Every line of the material is to be quoted verbatim, minus the pictures.
--- Start AVAILABLE DATA ---
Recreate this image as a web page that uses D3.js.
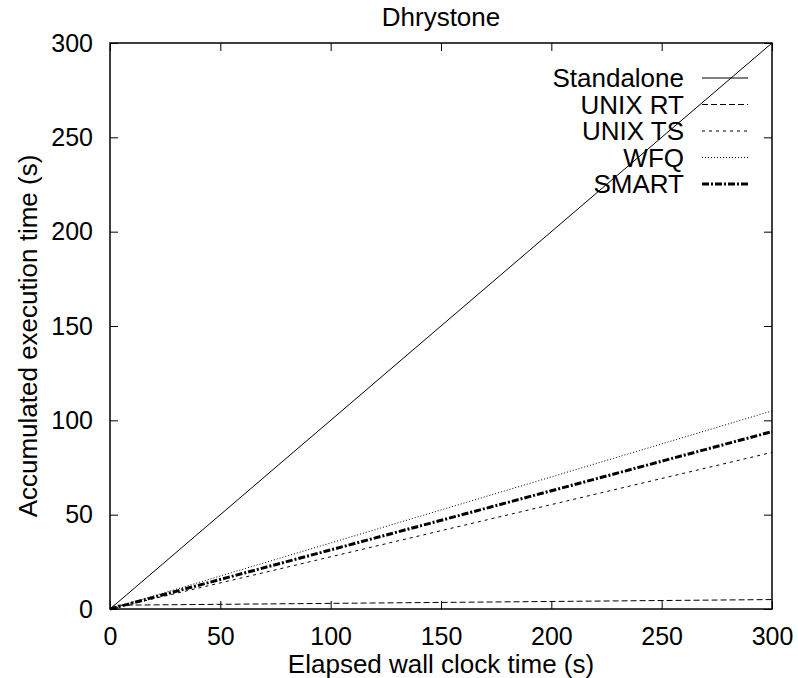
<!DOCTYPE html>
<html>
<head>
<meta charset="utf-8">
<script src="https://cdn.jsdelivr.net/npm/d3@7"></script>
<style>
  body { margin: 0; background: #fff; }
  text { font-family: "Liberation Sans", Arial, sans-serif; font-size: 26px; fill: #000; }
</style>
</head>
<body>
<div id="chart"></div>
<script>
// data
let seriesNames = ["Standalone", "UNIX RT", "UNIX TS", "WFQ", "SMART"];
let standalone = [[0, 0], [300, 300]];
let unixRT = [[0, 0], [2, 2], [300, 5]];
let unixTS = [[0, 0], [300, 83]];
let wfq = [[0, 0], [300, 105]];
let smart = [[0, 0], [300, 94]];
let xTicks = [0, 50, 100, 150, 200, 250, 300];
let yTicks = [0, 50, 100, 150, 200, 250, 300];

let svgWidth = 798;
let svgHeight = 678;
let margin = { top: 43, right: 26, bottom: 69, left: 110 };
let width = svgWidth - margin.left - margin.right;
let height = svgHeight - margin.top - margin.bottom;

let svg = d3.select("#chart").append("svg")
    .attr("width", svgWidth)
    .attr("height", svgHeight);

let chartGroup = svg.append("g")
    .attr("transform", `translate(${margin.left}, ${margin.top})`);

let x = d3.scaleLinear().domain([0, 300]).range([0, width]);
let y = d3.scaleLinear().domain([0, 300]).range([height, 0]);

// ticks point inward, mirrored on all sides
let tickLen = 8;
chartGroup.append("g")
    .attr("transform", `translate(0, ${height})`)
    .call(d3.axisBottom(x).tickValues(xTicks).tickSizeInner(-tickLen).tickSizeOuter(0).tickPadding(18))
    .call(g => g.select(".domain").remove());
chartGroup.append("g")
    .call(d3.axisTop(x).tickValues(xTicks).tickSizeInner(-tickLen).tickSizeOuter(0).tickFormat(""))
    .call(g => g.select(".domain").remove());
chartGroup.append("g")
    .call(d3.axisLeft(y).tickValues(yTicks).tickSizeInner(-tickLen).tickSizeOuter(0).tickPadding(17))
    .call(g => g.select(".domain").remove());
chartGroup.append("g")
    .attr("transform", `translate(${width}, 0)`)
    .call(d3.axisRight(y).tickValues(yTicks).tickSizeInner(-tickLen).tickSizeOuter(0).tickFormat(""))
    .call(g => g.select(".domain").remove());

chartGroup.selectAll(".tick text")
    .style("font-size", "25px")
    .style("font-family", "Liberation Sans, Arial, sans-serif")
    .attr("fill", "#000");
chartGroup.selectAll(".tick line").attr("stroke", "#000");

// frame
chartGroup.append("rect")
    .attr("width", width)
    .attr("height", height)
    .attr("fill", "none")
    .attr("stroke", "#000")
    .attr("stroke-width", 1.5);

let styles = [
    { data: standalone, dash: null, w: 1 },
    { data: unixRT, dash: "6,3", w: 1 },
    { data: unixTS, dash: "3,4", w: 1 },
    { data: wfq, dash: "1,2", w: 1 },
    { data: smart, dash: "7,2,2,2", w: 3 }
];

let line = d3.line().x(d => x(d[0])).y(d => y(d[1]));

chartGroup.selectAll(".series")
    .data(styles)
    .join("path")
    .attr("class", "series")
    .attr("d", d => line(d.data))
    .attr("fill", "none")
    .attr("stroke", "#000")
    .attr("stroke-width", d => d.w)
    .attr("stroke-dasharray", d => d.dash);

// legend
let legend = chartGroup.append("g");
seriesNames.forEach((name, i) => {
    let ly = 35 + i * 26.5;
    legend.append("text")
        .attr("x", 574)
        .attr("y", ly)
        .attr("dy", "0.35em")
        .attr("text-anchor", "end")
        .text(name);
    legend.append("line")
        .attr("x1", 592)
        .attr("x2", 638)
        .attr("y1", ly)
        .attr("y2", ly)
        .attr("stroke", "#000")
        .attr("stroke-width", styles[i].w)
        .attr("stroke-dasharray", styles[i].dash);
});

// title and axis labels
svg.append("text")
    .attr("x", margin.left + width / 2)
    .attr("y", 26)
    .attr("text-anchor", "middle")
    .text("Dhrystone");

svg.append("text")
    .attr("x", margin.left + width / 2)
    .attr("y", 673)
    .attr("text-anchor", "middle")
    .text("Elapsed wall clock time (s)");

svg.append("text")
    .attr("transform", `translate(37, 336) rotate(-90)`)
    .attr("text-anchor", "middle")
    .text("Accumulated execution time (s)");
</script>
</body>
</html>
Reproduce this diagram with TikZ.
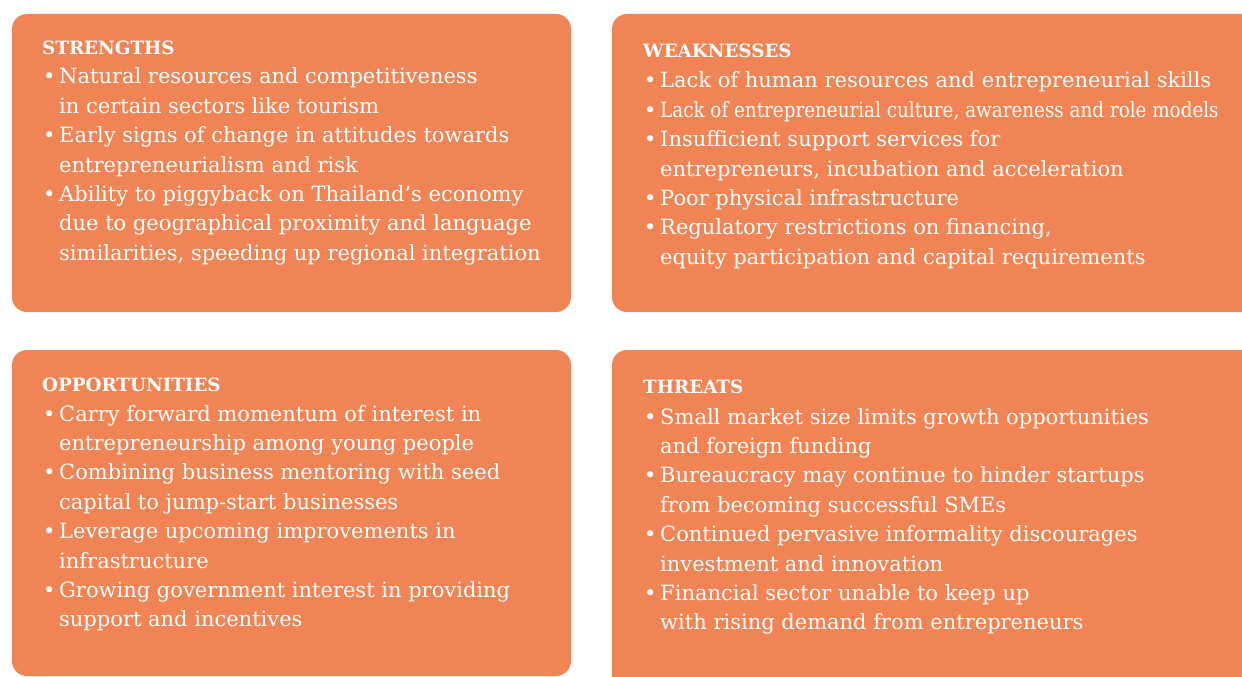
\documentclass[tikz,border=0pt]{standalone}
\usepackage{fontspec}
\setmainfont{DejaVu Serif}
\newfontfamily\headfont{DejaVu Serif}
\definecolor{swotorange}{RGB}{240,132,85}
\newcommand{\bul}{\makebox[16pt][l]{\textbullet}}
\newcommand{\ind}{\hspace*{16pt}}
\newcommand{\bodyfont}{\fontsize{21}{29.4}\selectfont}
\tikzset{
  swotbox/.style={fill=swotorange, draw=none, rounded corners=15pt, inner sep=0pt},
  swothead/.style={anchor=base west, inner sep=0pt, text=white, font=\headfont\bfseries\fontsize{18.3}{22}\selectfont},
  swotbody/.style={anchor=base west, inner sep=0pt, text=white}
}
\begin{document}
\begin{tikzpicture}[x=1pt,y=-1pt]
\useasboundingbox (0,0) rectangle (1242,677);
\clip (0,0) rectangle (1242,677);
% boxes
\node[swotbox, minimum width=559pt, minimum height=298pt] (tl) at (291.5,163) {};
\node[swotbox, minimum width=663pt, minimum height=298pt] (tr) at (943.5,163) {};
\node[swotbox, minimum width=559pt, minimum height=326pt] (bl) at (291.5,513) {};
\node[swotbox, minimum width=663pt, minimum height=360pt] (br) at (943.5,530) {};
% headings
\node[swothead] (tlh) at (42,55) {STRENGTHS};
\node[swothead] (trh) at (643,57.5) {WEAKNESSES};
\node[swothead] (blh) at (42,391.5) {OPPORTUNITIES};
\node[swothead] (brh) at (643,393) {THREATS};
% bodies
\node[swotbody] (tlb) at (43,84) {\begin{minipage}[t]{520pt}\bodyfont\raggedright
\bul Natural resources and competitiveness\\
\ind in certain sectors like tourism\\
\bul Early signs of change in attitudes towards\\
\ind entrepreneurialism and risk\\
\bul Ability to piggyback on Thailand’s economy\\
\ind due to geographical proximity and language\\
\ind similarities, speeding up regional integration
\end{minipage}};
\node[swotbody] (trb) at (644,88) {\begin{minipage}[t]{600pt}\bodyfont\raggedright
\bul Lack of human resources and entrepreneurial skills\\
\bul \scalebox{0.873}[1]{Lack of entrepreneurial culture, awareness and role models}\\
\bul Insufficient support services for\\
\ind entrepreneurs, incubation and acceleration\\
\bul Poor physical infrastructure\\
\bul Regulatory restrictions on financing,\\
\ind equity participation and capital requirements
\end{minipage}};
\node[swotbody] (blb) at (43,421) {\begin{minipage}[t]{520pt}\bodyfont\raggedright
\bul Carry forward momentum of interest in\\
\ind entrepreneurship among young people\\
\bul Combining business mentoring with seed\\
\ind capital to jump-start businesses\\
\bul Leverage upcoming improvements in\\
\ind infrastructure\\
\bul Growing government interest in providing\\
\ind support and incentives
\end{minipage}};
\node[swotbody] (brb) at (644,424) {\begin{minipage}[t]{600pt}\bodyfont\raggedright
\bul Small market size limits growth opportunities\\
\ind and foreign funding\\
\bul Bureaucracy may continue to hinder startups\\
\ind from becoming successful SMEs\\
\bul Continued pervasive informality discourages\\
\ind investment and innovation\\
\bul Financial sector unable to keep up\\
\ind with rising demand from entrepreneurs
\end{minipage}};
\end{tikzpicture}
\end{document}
--- End AVAILABLE DATA ---
▶ **ANSWER TO THE EXERCISE**:
Recreate this image as a web page that uses D3.js.
<!DOCTYPE html>
<html>
<head>
<meta charset="utf-8">
<script src="https://cdn.jsdelivr.net/npm/d3@7"></script>
<style>
  body { margin: 0; background: #fff; }
  text { font-family: "Liberation Sans", Arial, sans-serif; font-size: 26px; fill: #000; }
</style>
</head>
<body>
<div id="chart"></div>
<script>
// data
let seriesNames = ["Standalone", "UNIX RT", "UNIX TS", "WFQ", "SMART"];
let standalone = [[0, 0], [300, 300]];
let unixRT = [[0, 0], [2, 2], [300, 5]];
let unixTS = [[0, 0], [300, 83]];
let wfq = [[0, 0], [300, 105]];
let smart = [[0, 0], [300, 94]];
let xTicks = [0, 50, 100, 150, 200, 250, 300];
let yTicks = [0, 50, 100, 150, 200, 250, 300];

let svgWidth = 798;
let svgHeight = 678;
let margin = { top: 43, right: 26, bottom: 69, left: 110 };
let width = svgWidth - margin.left - margin.right;
let height = svgHeight - margin.top - margin.bottom;

let svg = d3.select("#chart").append("svg")
    .attr("width", svgWidth)
    .attr("height", svgHeight);

let chartGroup = svg.append("g")
    .attr("transform", `translate(${margin.left}, ${margin.top})`);

let x = d3.scaleLinear().domain([0, 300]).range([0, width]);
let y = d3.scaleLinear().domain([0, 300]).range([height, 0]);

// ticks point inward, mirrored on all sides
let tickLen = 8;
chartGroup.append("g")
    .attr("transform", `translate(0, ${height})`)
    .call(d3.axisBottom(x).tickValues(xTicks).tickSizeInner(-tickLen).tickSizeOuter(0).tickPadding(18))
    .call(g => g.select(".domain").remove());
chartGroup.append("g")
    .call(d3.axisTop(x).tickValues(xTicks).tickSizeInner(-tickLen).tickSizeOuter(0).tickFormat(""))
    .call(g => g.select(".domain").remove());
chartGroup.append("g")
    .call(d3.axisLeft(y).tickValues(yTicks).tickSizeInner(-tickLen).tickSizeOuter(0).tickPadding(17))
    .call(g => g.select(".domain").remove());
chartGroup.append("g")
    .attr("transform", `translate(${width}, 0)`)
    .call(d3.axisRight(y).tickValues(yTicks).tickSizeInner(-tickLen).tickSizeOuter(0).tickFormat(""))
    .call(g => g.select(".domain").remove());

chartGroup.selectAll(".tick text")
    .style("font-size", "25px")
    .style("font-family", "Liberation Sans, Arial, sans-serif")
    .attr("fill", "#000");
chartGroup.selectAll(".tick line").attr("stroke", "#000");

// frame
chartGroup.append("rect")
    .attr("width", width)
    .attr("height", height)
    .attr("fill", "none")
    .attr("stroke", "#000")
    .attr("stroke-width", 1.5);

let styles = [
    { data: standalone, dash: null, w: 1 },
    { data: unixRT, dash: "6,3", w: 1 },
    { data: unixTS, dash: "3,4", w: 1 },
    { data: wfq, dash: "1,2", w: 1 },
    { data: smart, dash: "7,2,2,2", w: 3 }
];

let line = d3.line().x(d => x(d[0])).y(d => y(d[1]));

chartGroup.selectAll(".series")
    .data(styles)
    .join("path")
    .attr("class", "series")
    .attr("d", d => line(d.data))
    .attr("fill", "none")
    .attr("stroke", "#000")
    .attr("stroke-width", d => d.w)
    .attr("stroke-dasharray", d => d.dash);

// legend
let legend = chartGroup.append("g");
seriesNames.forEach((name, i) => {
    let ly = 35 + i * 26.5;
    legend.append("text")
        .attr("x", 574)
        .attr("y", ly)
        .attr("dy", "0.35em")
        .attr("text-anchor", "end")
        .text(name);
    legend.append("line")
        .attr("x1", 592)
        .attr("x2", 638)
        .attr("y1", ly)
        .attr("y2", ly)
        .attr("stroke", "#000")
        .attr("stroke-width", styles[i].w)
        .attr("stroke-dasharray", styles[i].dash);
});

// title and axis labels
svg.append("text")
    .attr("x", margin.left + width / 2)
    .attr("y", 26)
    .attr("text-anchor", "middle")
    .text("Dhrystone");

svg.append("text")
    .attr("x", margin.left + width / 2)
    .attr("y", 673)
    .attr("text-anchor", "middle")
    .text("Elapsed wall clock time (s)");

svg.append("text")
    .attr("transform", `translate(37, 336) rotate(-90)`)
    .attr("text-anchor", "middle")
    .text("Accumulated execution time (s)");
</script>
</body>
</html>
Reproduce this diagram with TikZ.
\documentclass[tikz,border=0pt]{standalone}
\usepackage{fontspec}
\setmainfont{DejaVu Serif}
\newfontfamily\headfont{DejaVu Serif}
\definecolor{swotorange}{RGB}{240,132,85}
\newcommand{\bul}{\makebox[16pt][l]{\textbullet}}
\newcommand{\ind}{\hspace*{16pt}}
\newcommand{\bodyfont}{\fontsize{21}{29.4}\selectfont}
\tikzset{
  swotbox/.style={fill=swotorange, draw=none, rounded corners=15pt, inner sep=0pt},
  swothead/.style={anchor=base west, inner sep=0pt, text=white, font=\headfont\bfseries\fontsize{18.3}{22}\selectfont},
  swotbody/.style={anchor=base west, inner sep=0pt, text=white}
}
\begin{document}
\begin{tikzpicture}[x=1pt,y=-1pt]
\useasboundingbox (0,0) rectangle (1242,677);
\clip (0,0) rectangle (1242,677);
% boxes
\node[swotbox, minimum width=559pt, minimum height=298pt] (tl) at (291.5,163) {};
\node[swotbox, minimum width=663pt, minimum height=298pt] (tr) at (943.5,163) {};
\node[swotbox, minimum width=559pt, minimum height=326pt] (bl) at (291.5,513) {};
\node[swotbox, minimum width=663pt, minimum height=360pt] (br) at (943.5,530) {};
% headings
\node[swothead] (tlh) at (42,55) {STRENGTHS};
\node[swothead] (trh) at (643,57.5) {WEAKNESSES};
\node[swothead] (blh) at (42,391.5) {OPPORTUNITIES};
\node[swothead] (brh) at (643,393) {THREATS};
% bodies
\node[swotbody] (tlb) at (43,84) {\begin{minipage}[t]{520pt}\bodyfont\raggedright
\bul Natural resources and competitiveness\\
\ind in certain sectors like tourism\\
\bul Early signs of change in attitudes towards\\
\ind entrepreneurialism and risk\\
\bul Ability to piggyback on Thailand’s economy\\
\ind due to geographical proximity and language\\
\ind similarities, speeding up regional integration
\end{minipage}};
\node[swotbody] (trb) at (644,88) {\begin{minipage}[t]{600pt}\bodyfont\raggedright
\bul Lack of human resources and entrepreneurial skills\\
\bul \scalebox{0.873}[1]{Lack of entrepreneurial culture, awareness and role models}\\
\bul Insufficient support services for\\
\ind entrepreneurs, incubation and acceleration\\
\bul Poor physical infrastructure\\
\bul Regulatory restrictions on financing,\\
\ind equity participation and capital requirements
\end{minipage}};
\node[swotbody] (blb) at (43,421) {\begin{minipage}[t]{520pt}\bodyfont\raggedright
\bul Carry forward momentum of interest in\\
\ind entrepreneurship among young people\\
\bul Combining business mentoring with seed\\
\ind capital to jump-start businesses\\
\bul Leverage upcoming improvements in\\
\ind infrastructure\\
\bul Growing government interest in providing\\
\ind support and incentives
\end{minipage}};
\node[swotbody] (brb) at (644,424) {\begin{minipage}[t]{600pt}\bodyfont\raggedright
\bul Small market size limits growth opportunities\\
\ind and foreign funding\\
\bul Bureaucracy may continue to hinder startups\\
\ind from becoming successful SMEs\\
\bul Continued pervasive informality discourages\\
\ind investment and innovation\\
\bul Financial sector unable to keep up\\
\ind with rising demand from entrepreneurs
\end{minipage}};
\end{tikzpicture}
\end{document}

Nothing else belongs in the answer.